▶ [Aim]: Output the entries below exactly as written, omitting pictures.

▶ [Material supplied]:

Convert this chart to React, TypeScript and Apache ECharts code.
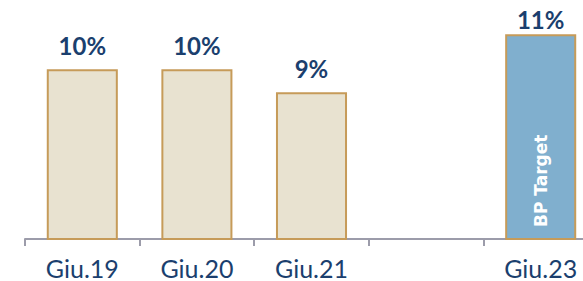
import React, { useEffect, useRef } from "react";
import * as echarts from "echarts";

const categories = ["Giu.19", "Giu.20", "Giu.21", "", "Giu.23"];
const values: (number | null)[] = [9.97, 9.97, 9.3, null, 11.0];
const targetFlags = [false, false, false, false, true];
const targetText = "BP Target";

const NAVY = "#1B3F6E";
const BEIGE = "#E8E2D0";
const BLUE = "#80AFCE";
const GOLD = "#C69B59";
const AXIS = "#9C9CAA";
const FONT = "Lato";

export default function App() {
  const ref = useRef<HTMLDivElement>(null);
  useEffect(() => {
    if (!ref.current) return;
    const chart = echarts.init(ref.current, undefined, { renderer: "svg" });
    chart.setOption({
      animation: false,
      grid: { left: 25, right: 0, top: 0, bottom: 42, containLabel: false },
      xAxis: {
        type: "category",
        data: categories,
        axisLine: { lineStyle: { color: AXIS, width: 2 } },
        axisTick: { show: true, length: 7, lineStyle: { color: AXIS, width: 2 } },
        axisLabel: { color: NAVY, fontFamily: FONT, fontSize: 25, margin: 16 },
      },
      yAxis: {
        type: "value",
        min: 5,
        max: 12,
        show: false,
        splitLine: { show: false },
      },
      series: [
        {
          type: "bar",
          barWidth: "62%",
          data: values.map((v, i) => ({
            value: v,
            itemStyle: {
              color: targetFlags[i] ? BLUE : BEIGE,
              borderColor: GOLD,
              borderWidth: 2,
            },
            label: { distance: targetFlags[i] ? 3 : 12 },
          })),
          label: {
            show: true,
            position: "top",
            distance: 12,
            color: NAVY,
            fontFamily: FONT,
            fontWeight: "bold",
            fontSize: 24,
            formatter: (p: any) => (p.value == null ? "" : Math.round(p.value) + "%"),
          },
        },
        {
          type: "bar",
          barWidth: "62%",
          barGap: "-100%",
          silent: true,
          itemStyle: { color: "transparent" },
          data: values.map((v, i) => (targetFlags[i] ? v : null)),
          label: {
            show: true,
            position: "insideBottom",
            rotate: 90,
            align: "left",
            verticalAlign: "middle",
            distance: 12,
            color: "#FFFFFF",
            fontFamily: "DejaVu Sans",
            fontWeight: "bold",
            fontSize: 17,
            formatter: () => targetText,
          },
        },
      ],
    });
    return () => chart.dispose();
  }, []);
  return (
    <div style={{ position: "fixed", left: 0, top: 0, width: 583, height: 281, overflow: "hidden", background: "#fff" }}>
      <div ref={ref} style={{ width: 598, height: 281 }} />
    </div>
  );
}
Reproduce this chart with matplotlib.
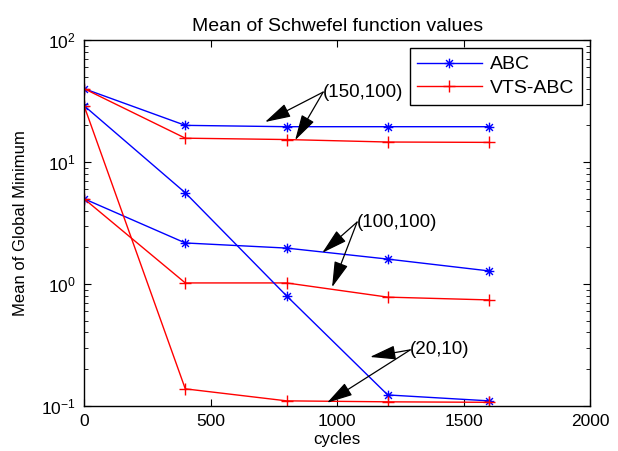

▶ [Solution]:
Convert this chart to React, TypeScript and Apache ECharts code.
import React, { useEffect, useRef } from "react";
import * as echarts from "echarts";

const categories = ["Giu.19", "Giu.20", "Giu.21", "", "Giu.23"];
const values: (number | null)[] = [9.97, 9.97, 9.3, null, 11.0];
const targetFlags = [false, false, false, false, true];
const targetText = "BP Target";

const NAVY = "#1B3F6E";
const BEIGE = "#E8E2D0";
const BLUE = "#80AFCE";
const GOLD = "#C69B59";
const AXIS = "#9C9CAA";
const FONT = "Lato";

export default function App() {
  const ref = useRef<HTMLDivElement>(null);
  useEffect(() => {
    if (!ref.current) return;
    const chart = echarts.init(ref.current, undefined, { renderer: "svg" });
    chart.setOption({
      animation: false,
      grid: { left: 25, right: 0, top: 0, bottom: 42, containLabel: false },
      xAxis: {
        type: "category",
        data: categories,
        axisLine: { lineStyle: { color: AXIS, width: 2 } },
        axisTick: { show: true, length: 7, lineStyle: { color: AXIS, width: 2 } },
        axisLabel: { color: NAVY, fontFamily: FONT, fontSize: 25, margin: 16 },
      },
      yAxis: {
        type: "value",
        min: 5,
        max: 12,
        show: false,
        splitLine: { show: false },
      },
      series: [
        {
          type: "bar",
          barWidth: "62%",
          data: values.map((v, i) => ({
            value: v,
            itemStyle: {
              color: targetFlags[i] ? BLUE : BEIGE,
              borderColor: GOLD,
              borderWidth: 2,
            },
            label: { distance: targetFlags[i] ? 3 : 12 },
          })),
          label: {
            show: true,
            position: "top",
            distance: 12,
            color: NAVY,
            fontFamily: FONT,
            fontWeight: "bold",
            fontSize: 24,
            formatter: (p: any) => (p.value == null ? "" : Math.round(p.value) + "%"),
          },
        },
        {
          type: "bar",
          barWidth: "62%",
          barGap: "-100%",
          silent: true,
          itemStyle: { color: "transparent" },
          data: values.map((v, i) => (targetFlags[i] ? v : null)),
          label: {
            show: true,
            position: "insideBottom",
            rotate: 90,
            align: "left",
            verticalAlign: "middle",
            distance: 12,
            color: "#FFFFFF",
            fontFamily: "DejaVu Sans",
            fontWeight: "bold",
            fontSize: 17,
            formatter: () => targetText,
          },
        },
      ],
    });
    return () => chart.dispose();
  }, []);
  return (
    <div style={{ position: "fixed", left: 0, top: 0, width: 583, height: 281, overflow: "hidden", background: "#fff" }}>
      <div ref={ref} style={{ width: 598, height: 281 }} />
    </div>
  );
}
Reproduce this chart with matplotlib.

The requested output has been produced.